> Task requirements
Set the listing down again in full, word for word, with the pictures left out.

> Data section

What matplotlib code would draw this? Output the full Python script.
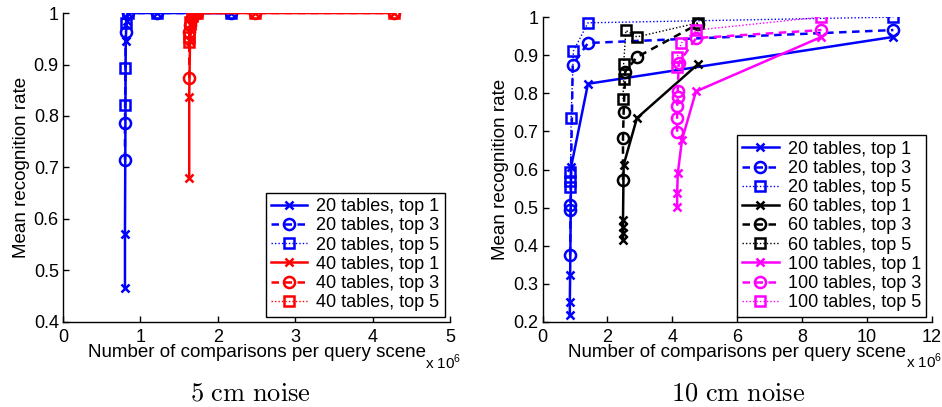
import matplotlib
matplotlib.use('Agg')
import matplotlib.pyplot as plt

plt.rcParams['font.family'] = ['Liberation Sans', 'DejaVu Sans']
plt.rcParams['mathtext.fontset'] = 'custom'
plt.rcParams['mathtext.rm'] = 'Liberation Sans'

# ---- 5 cm noise (x in units of 1e6 comparisons) ----
b20_t1_x = [0.80, 0.80, 0.81, 0.82, 0.84, 1.22, 2.17]
b20_t1_y = [0.465, 0.571, 0.945, 0.985, 1.0, 1.0, 1.0]
b20_t3_x = [0.80, 0.80, 0.81, 0.84, 1.22, 2.17]
b20_t3_y = [0.715, 0.786, 0.963, 1.0, 1.0, 1.0]
b20_t5_x = [0.80, 0.80, 0.81, 0.84, 1.22, 2.17]
b20_t5_y = [0.821, 0.893, 0.98, 1.0, 1.0, 1.0]

r40_t1_x = [1.63, 1.63, 1.64, 1.66, 1.70, 1.73, 2.48, 4.27]
r40_t1_y = [0.68, 0.837, 0.945, 0.975, 1.0, 1.0, 1.0, 1.0]
r40_t3_x = [1.63, 1.63, 1.64, 1.66, 1.70, 1.73, 2.48, 4.27]
r40_t3_y = [0.874, 0.963, 0.977, 0.99, 1.0, 1.0, 1.0, 1.0]
r40_t5_x = [1.63, 1.63, 1.64, 1.66, 1.70, 1.73, 2.48, 4.27]
r40_t5_y = [0.944, 0.953, 0.983, 0.995, 1.0, 1.0, 1.0, 1.0]

# ---- 10 cm noise ----
b20n_t1_x = [0.84, 0.84, 0.85, 0.88, 1.40, 10.82]
b20n_t1_y = [0.218, 0.253, 0.323, 0.607, 0.825, 0.948]
b20n_t3_x = [0.85, 0.86, 0.86, 0.93, 1.40, 10.82]
b20n_t3_y = [0.376, 0.494, 0.507, 0.875, 0.932, 0.966]
b20n_t5_x = [0.85, 0.85, 0.86, 0.88, 0.95, 1.40, 10.82]
b20n_t5_y = [0.555, 0.57, 0.594, 0.735, 0.911, 0.985, 1.0]

k60_t1_x = [2.48, 2.48, 2.48, 2.48, 2.50, 2.91, 4.80]
k60_t1_y = [0.415, 0.434, 0.45, 0.468, 0.612, 0.735, 0.877]
k60_t3_x = [2.48, 2.48, 2.50, 2.55, 2.91, 4.80]
k60_t3_y = [0.573, 0.683, 0.75, 0.857, 0.895, 0.982]
k60_t5_x = [2.48, 2.50, 2.50, 2.57, 2.91, 4.80]
k60_t5_y = [0.785, 0.838, 0.877, 0.965, 0.948, 0.985]

m100_t1_x = [4.15, 4.15, 4.17, 4.30, 4.73, 8.60]
m100_t1_y = [0.502, 0.538, 0.59, 0.678, 0.805, 0.948]
m100_t3_x = [4.15, 4.15, 4.15, 4.17, 4.17, 4.20, 4.74, 8.60]
m100_t3_y = [0.699, 0.735, 0.767, 0.79, 0.807, 0.88, 0.945, 0.966]
m100_t5_x = [4.15, 4.15, 4.28, 4.74, 8.60]
m100_t5_y = [0.87, 0.895, 0.932, 0.966, 1.0]

left_series = [
    (b20_t1_x, b20_t1_y, 'blue', '20 tables, top 1', 't1'),
    (b20_t3_x, b20_t3_y, 'blue', '20 tables, top 3', 't3'),
    (b20_t5_x, b20_t5_y, 'blue', '20 tables, top 5', 't5'),
    (r40_t1_x, r40_t1_y, 'red', '40 tables, top 1', 't1'),
    (r40_t3_x, r40_t3_y, 'red', '40 tables, top 3', 't3'),
    (r40_t5_x, r40_t5_y, 'red', '40 tables, top 5', 't5'),
]
right_series = [
    (b20n_t1_x, b20n_t1_y, 'blue', '20 tables, top 1', 't1'),
    (b20n_t3_x, b20n_t3_y, 'blue', '20 tables, top 3', 't3'),
    (b20n_t5_x, b20n_t5_y, 'blue', '20 tables, top 5', 't5'),
    (k60_t1_x, k60_t1_y, 'black', '60 tables, top 1', 't1'),
    (k60_t3_x, k60_t3_y, 'black', '60 tables, top 3', 't3'),
    (k60_t5_x, k60_t5_y, 'black', '60 tables, top 5', 't5'),
    (m100_t1_x, m100_t1_y, 'magenta', '100 tables, top 1', 't1'),
    (m100_t3_x, m100_t3_y, 'magenta', '100 tables, top 3', 't3'),
    (m100_t5_x, m100_t5_y, 'magenta', '100 tables, top 5', 't5'),
]

styles = {
    't1': dict(linestyle='-', linewidth=1.8, marker='x', markersize=5.5, markeredgewidth=1.8),
    't3': dict(linestyle=(0, (3.0, 2.2)), linewidth=1.8, marker='o', markersize=8,
               markerfacecolor='none', markeredgewidth=1.8),
    't5': dict(linestyle=(0, (1, 1.5)), linewidth=1.0, marker='s', markersize=7,
               markerfacecolor='none', markeredgewidth=1.8),
}

fig = plt.figure(figsize=(9.42, 4.07), dpi=100)
ax1 = fig.add_axes([0.0669, 0.209, 0.411, 0.759])
ax2 = fig.add_axes([0.576, 0.209, 0.413, 0.749])


def draw(ax, series, xlim, ylim, xticks, yticks):
    for xs, ys, c, lab, key in series:
        ax.plot(xs, ys, color=c, label=lab, **styles[key])
    ax.set_xlim(*xlim)
    ax.set_ylim(*ylim)
    ax.set_xticks(xticks)
    ax.set_yticks(yticks)
    ax.set_xticklabels([f'{t:g}' for t in xticks])
    ax.set_yticklabels([f'{t:g}' for t in yticks])
    ax.spines['top'].set_visible(False)
    ax.spines['right'].set_visible(False)
    for s in ('left', 'bottom'):
        ax.spines[s].set_linewidth(1.0)
    ax.tick_params(direction='in', length=4, width=1.0, labelsize=13)
    ax.tick_params(axis='x', pad=5)
    ax.tick_params(axis='y', pad=3)
    ax.set_xlabel('Number of comparisons per query scene', fontsize=13.5, labelpad=-1)
    ax.set_ylabel('Mean recognition rate', fontsize=13.5, labelpad=3)
    ax.text(0.935, -0.13, r'x 10$^{6}$', transform=ax.transAxes, fontsize=11,
            ha='left', va='center')
    leg = ax.legend(loc='lower right', fontsize=13, numpoints=1, handlelength=2.0,
                    labelspacing=0.12, handletextpad=0.5, borderpad=0.3,
                    fancybox=False, framealpha=1, edgecolor='black',
                    borderaxespad=0.3)
    leg.get_frame().set_linewidth(1.0)


draw(ax1, left_series, (0, 5), (0.4, 1.0), [0, 1, 2, 3, 4, 5],
     [0.4, 0.5, 0.6, 0.7, 0.8, 0.9, 1.0])
draw(ax2, right_series, (0, 12), (0.2, 1.0), [0, 2, 4, 6, 8, 10, 12],
     [0.2, 0.3, 0.4, 0.5, 0.6, 0.7, 0.8, 0.9, 1.0])

fig.text(0.266, 0.033, r'$\mathrm{5\ cm\ noise}$', fontsize=19, ha='center',
         va='center', math_fontfamily='cm')
fig.text(0.783, 0.033, r'$\mathrm{10\ cm\ noise}$', fontsize=19, ha='center',
         va='center', math_fontfamily='cm')

fig.savefig('out.png', dpi=100)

> Full solution
What matplotlib code would draw this? Output the full Python script.
import matplotlib
matplotlib.use('Agg')
import matplotlib.pyplot as plt

plt.rcParams['font.family'] = ['Liberation Sans', 'DejaVu Sans']
plt.rcParams['mathtext.fontset'] = 'custom'
plt.rcParams['mathtext.rm'] = 'Liberation Sans'

# ---- 5 cm noise (x in units of 1e6 comparisons) ----
b20_t1_x = [0.80, 0.80, 0.81, 0.82, 0.84, 1.22, 2.17]
b20_t1_y = [0.465, 0.571, 0.945, 0.985, 1.0, 1.0, 1.0]
b20_t3_x = [0.80, 0.80, 0.81, 0.84, 1.22, 2.17]
b20_t3_y = [0.715, 0.786, 0.963, 1.0, 1.0, 1.0]
b20_t5_x = [0.80, 0.80, 0.81, 0.84, 1.22, 2.17]
b20_t5_y = [0.821, 0.893, 0.98, 1.0, 1.0, 1.0]

r40_t1_x = [1.63, 1.63, 1.64, 1.66, 1.70, 1.73, 2.48, 4.27]
r40_t1_y = [0.68, 0.837, 0.945, 0.975, 1.0, 1.0, 1.0, 1.0]
r40_t3_x = [1.63, 1.63, 1.64, 1.66, 1.70, 1.73, 2.48, 4.27]
r40_t3_y = [0.874, 0.963, 0.977, 0.99, 1.0, 1.0, 1.0, 1.0]
r40_t5_x = [1.63, 1.63, 1.64, 1.66, 1.70, 1.73, 2.48, 4.27]
r40_t5_y = [0.944, 0.953, 0.983, 0.995, 1.0, 1.0, 1.0, 1.0]

# ---- 10 cm noise ----
b20n_t1_x = [0.84, 0.84, 0.85, 0.88, 1.40, 10.82]
b20n_t1_y = [0.218, 0.253, 0.323, 0.607, 0.825, 0.948]
b20n_t3_x = [0.85, 0.86, 0.86, 0.93, 1.40, 10.82]
b20n_t3_y = [0.376, 0.494, 0.507, 0.875, 0.932, 0.966]
b20n_t5_x = [0.85, 0.85, 0.86, 0.88, 0.95, 1.40, 10.82]
b20n_t5_y = [0.555, 0.57, 0.594, 0.735, 0.911, 0.985, 1.0]

k60_t1_x = [2.48, 2.48, 2.48, 2.48, 2.50, 2.91, 4.80]
k60_t1_y = [0.415, 0.434, 0.45, 0.468, 0.612, 0.735, 0.877]
k60_t3_x = [2.48, 2.48, 2.50, 2.55, 2.91, 4.80]
k60_t3_y = [0.573, 0.683, 0.75, 0.857, 0.895, 0.982]
k60_t5_x = [2.48, 2.50, 2.50, 2.57, 2.91, 4.80]
k60_t5_y = [0.785, 0.838, 0.877, 0.965, 0.948, 0.985]

m100_t1_x = [4.15, 4.15, 4.17, 4.30, 4.73, 8.60]
m100_t1_y = [0.502, 0.538, 0.59, 0.678, 0.805, 0.948]
m100_t3_x = [4.15, 4.15, 4.15, 4.17, 4.17, 4.20, 4.74, 8.60]
m100_t3_y = [0.699, 0.735, 0.767, 0.79, 0.807, 0.88, 0.945, 0.966]
m100_t5_x = [4.15, 4.15, 4.28, 4.74, 8.60]
m100_t5_y = [0.87, 0.895, 0.932, 0.966, 1.0]

left_series = [
    (b20_t1_x, b20_t1_y, 'blue', '20 tables, top 1', 't1'),
    (b20_t3_x, b20_t3_y, 'blue', '20 tables, top 3', 't3'),
    (b20_t5_x, b20_t5_y, 'blue', '20 tables, top 5', 't5'),
    (r40_t1_x, r40_t1_y, 'red', '40 tables, top 1', 't1'),
    (r40_t3_x, r40_t3_y, 'red', '40 tables, top 3', 't3'),
    (r40_t5_x, r40_t5_y, 'red', '40 tables, top 5', 't5'),
]
right_series = [
    (b20n_t1_x, b20n_t1_y, 'blue', '20 tables, top 1', 't1'),
    (b20n_t3_x, b20n_t3_y, 'blue', '20 tables, top 3', 't3'),
    (b20n_t5_x, b20n_t5_y, 'blue', '20 tables, top 5', 't5'),
    (k60_t1_x, k60_t1_y, 'black', '60 tables, top 1', 't1'),
    (k60_t3_x, k60_t3_y, 'black', '60 tables, top 3', 't3'),
    (k60_t5_x, k60_t5_y, 'black', '60 tables, top 5', 't5'),
    (m100_t1_x, m100_t1_y, 'magenta', '100 tables, top 1', 't1'),
    (m100_t3_x, m100_t3_y, 'magenta', '100 tables, top 3', 't3'),
    (m100_t5_x, m100_t5_y, 'magenta', '100 tables, top 5', 't5'),
]

styles = {
    't1': dict(linestyle='-', linewidth=1.8, marker='x', markersize=5.5, markeredgewidth=1.8),
    't3': dict(linestyle=(0, (3.0, 2.2)), linewidth=1.8, marker='o', markersize=8,
               markerfacecolor='none', markeredgewidth=1.8),
    't5': dict(linestyle=(0, (1, 1.5)), linewidth=1.0, marker='s', markersize=7,
               markerfacecolor='none', markeredgewidth=1.8),
}

fig = plt.figure(figsize=(9.42, 4.07), dpi=100)
ax1 = fig.add_axes([0.0669, 0.209, 0.411, 0.759])
ax2 = fig.add_axes([0.576, 0.209, 0.413, 0.749])


def draw(ax, series, xlim, ylim, xticks, yticks):
    for xs, ys, c, lab, key in series:
        ax.plot(xs, ys, color=c, label=lab, **styles[key])
    ax.set_xlim(*xlim)
    ax.set_ylim(*ylim)
    ax.set_xticks(xticks)
    ax.set_yticks(yticks)
    ax.set_xticklabels([f'{t:g}' for t in xticks])
    ax.set_yticklabels([f'{t:g}' for t in yticks])
    ax.spines['top'].set_visible(False)
    ax.spines['right'].set_visible(False)
    for s in ('left', 'bottom'):
        ax.spines[s].set_linewidth(1.0)
    ax.tick_params(direction='in', length=4, width=1.0, labelsize=13)
    ax.tick_params(axis='x', pad=5)
    ax.tick_params(axis='y', pad=3)
    ax.set_xlabel('Number of comparisons per query scene', fontsize=13.5, labelpad=-1)
    ax.set_ylabel('Mean recognition rate', fontsize=13.5, labelpad=3)
    ax.text(0.935, -0.13, r'x 10$^{6}$', transform=ax.transAxes, fontsize=11,
            ha='left', va='center')
    leg = ax.legend(loc='lower right', fontsize=13, numpoints=1, handlelength=2.0,
                    labelspacing=0.12, handletextpad=0.5, borderpad=0.3,
                    fancybox=False, framealpha=1, edgecolor='black',
                    borderaxespad=0.3)
    leg.get_frame().set_linewidth(1.0)


draw(ax1, left_series, (0, 5), (0.4, 1.0), [0, 1, 2, 3, 4, 5],
     [0.4, 0.5, 0.6, 0.7, 0.8, 0.9, 1.0])
draw(ax2, right_series, (0, 12), (0.2, 1.0), [0, 2, 4, 6, 8, 10, 12],
     [0.2, 0.3, 0.4, 0.5, 0.6, 0.7, 0.8, 0.9, 1.0])

fig.text(0.266, 0.033, r'$\mathrm{5\ cm\ noise}$', fontsize=19, ha='center',
         va='center', math_fontfamily='cm')
fig.text(0.783, 0.033, r'$\mathrm{10\ cm\ noise}$', fontsize=19, ha='center',
         va='center', math_fontfamily='cm')

fig.savefig('out.png', dpi=100)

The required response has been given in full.